[Given material start]

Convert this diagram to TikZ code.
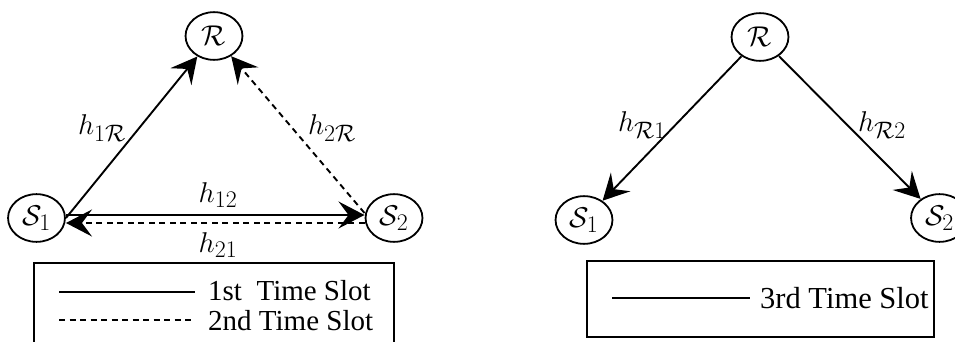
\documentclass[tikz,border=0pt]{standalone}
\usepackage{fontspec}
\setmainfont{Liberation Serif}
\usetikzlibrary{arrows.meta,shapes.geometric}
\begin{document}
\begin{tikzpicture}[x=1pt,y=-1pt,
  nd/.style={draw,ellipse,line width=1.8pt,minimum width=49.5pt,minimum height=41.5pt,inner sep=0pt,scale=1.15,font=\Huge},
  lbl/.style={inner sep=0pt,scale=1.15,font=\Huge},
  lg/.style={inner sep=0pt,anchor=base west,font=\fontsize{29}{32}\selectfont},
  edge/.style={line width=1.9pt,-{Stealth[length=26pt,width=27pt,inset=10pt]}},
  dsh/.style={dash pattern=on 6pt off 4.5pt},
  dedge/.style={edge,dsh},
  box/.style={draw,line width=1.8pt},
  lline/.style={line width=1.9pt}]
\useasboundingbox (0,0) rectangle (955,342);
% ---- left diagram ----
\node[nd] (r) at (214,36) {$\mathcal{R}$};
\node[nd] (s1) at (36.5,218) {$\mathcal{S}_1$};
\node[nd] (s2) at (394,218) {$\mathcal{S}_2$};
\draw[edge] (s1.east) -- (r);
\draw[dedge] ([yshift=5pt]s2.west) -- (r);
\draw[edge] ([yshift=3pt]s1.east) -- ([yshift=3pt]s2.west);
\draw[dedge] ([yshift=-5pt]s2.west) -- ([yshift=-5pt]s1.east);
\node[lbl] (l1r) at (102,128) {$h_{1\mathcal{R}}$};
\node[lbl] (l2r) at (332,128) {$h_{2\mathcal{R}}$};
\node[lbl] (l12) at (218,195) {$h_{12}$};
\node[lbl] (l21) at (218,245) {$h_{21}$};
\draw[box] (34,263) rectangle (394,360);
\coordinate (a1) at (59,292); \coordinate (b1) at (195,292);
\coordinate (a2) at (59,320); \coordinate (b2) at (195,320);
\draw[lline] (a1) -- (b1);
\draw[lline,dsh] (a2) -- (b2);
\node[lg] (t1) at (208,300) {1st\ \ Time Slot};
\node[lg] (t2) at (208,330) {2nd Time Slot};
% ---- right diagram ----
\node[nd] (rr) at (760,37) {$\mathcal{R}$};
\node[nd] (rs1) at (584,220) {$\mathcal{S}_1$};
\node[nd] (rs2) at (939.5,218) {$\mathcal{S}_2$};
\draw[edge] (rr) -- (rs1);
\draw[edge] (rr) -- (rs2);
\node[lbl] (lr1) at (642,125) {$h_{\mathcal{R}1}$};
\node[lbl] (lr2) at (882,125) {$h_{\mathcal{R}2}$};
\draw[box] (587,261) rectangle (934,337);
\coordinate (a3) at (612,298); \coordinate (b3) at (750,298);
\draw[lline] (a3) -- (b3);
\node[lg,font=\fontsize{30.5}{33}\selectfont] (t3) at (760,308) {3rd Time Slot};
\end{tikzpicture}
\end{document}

[Given material end]

◆ Task objective ◆
Repeat the material above verbatim. Leave the pictures behind.

◆ Solution below ◆
Convert this diagram to TikZ code.
\documentclass[tikz,border=0pt]{standalone}
\usepackage{fontspec}
\setmainfont{Liberation Serif}
\usetikzlibrary{arrows.meta,shapes.geometric}
\begin{document}
\begin{tikzpicture}[x=1pt,y=-1pt,
  nd/.style={draw,ellipse,line width=1.8pt,minimum width=49.5pt,minimum height=41.5pt,inner sep=0pt,scale=1.15,font=\Huge},
  lbl/.style={inner sep=0pt,scale=1.15,font=\Huge},
  lg/.style={inner sep=0pt,anchor=base west,font=\fontsize{29}{32}\selectfont},
  edge/.style={line width=1.9pt,-{Stealth[length=26pt,width=27pt,inset=10pt]}},
  dsh/.style={dash pattern=on 6pt off 4.5pt},
  dedge/.style={edge,dsh},
  box/.style={draw,line width=1.8pt},
  lline/.style={line width=1.9pt}]
\useasboundingbox (0,0) rectangle (955,342);
% ---- left diagram ----
\node[nd] (r) at (214,36) {$\mathcal{R}$};
\node[nd] (s1) at (36.5,218) {$\mathcal{S}_1$};
\node[nd] (s2) at (394,218) {$\mathcal{S}_2$};
\draw[edge] (s1.east) -- (r);
\draw[dedge] ([yshift=5pt]s2.west) -- (r);
\draw[edge] ([yshift=3pt]s1.east) -- ([yshift=3pt]s2.west);
\draw[dedge] ([yshift=-5pt]s2.west) -- ([yshift=-5pt]s1.east);
\node[lbl] (l1r) at (102,128) {$h_{1\mathcal{R}}$};
\node[lbl] (l2r) at (332,128) {$h_{2\mathcal{R}}$};
\node[lbl] (l12) at (218,195) {$h_{12}$};
\node[lbl] (l21) at (218,245) {$h_{21}$};
\draw[box] (34,263) rectangle (394,360);
\coordinate (a1) at (59,292); \coordinate (b1) at (195,292);
\coordinate (a2) at (59,320); \coordinate (b2) at (195,320);
\draw[lline] (a1) -- (b1);
\draw[lline,dsh] (a2) -- (b2);
\node[lg] (t1) at (208,300) {1st\ \ Time Slot};
\node[lg] (t2) at (208,330) {2nd Time Slot};
% ---- right diagram ----
\node[nd] (rr) at (760,37) {$\mathcal{R}$};
\node[nd] (rs1) at (584,220) {$\mathcal{S}_1$};
\node[nd] (rs2) at (939.5,218) {$\mathcal{S}_2$};
\draw[edge] (rr) -- (rs1);
\draw[edge] (rr) -- (rs2);
\node[lbl] (lr1) at (642,125) {$h_{\mathcal{R}1}$};
\node[lbl] (lr2) at (882,125) {$h_{\mathcal{R}2}$};
\draw[box] (587,261) rectangle (934,337);
\coordinate (a3) at (612,298); \coordinate (b3) at (750,298);
\draw[lline] (a3) -- (b3);
\node[lg,font=\fontsize{30.5}{33}\selectfont] (t3) at (760,308) {3rd Time Slot};
\end{tikzpicture}
\end{document}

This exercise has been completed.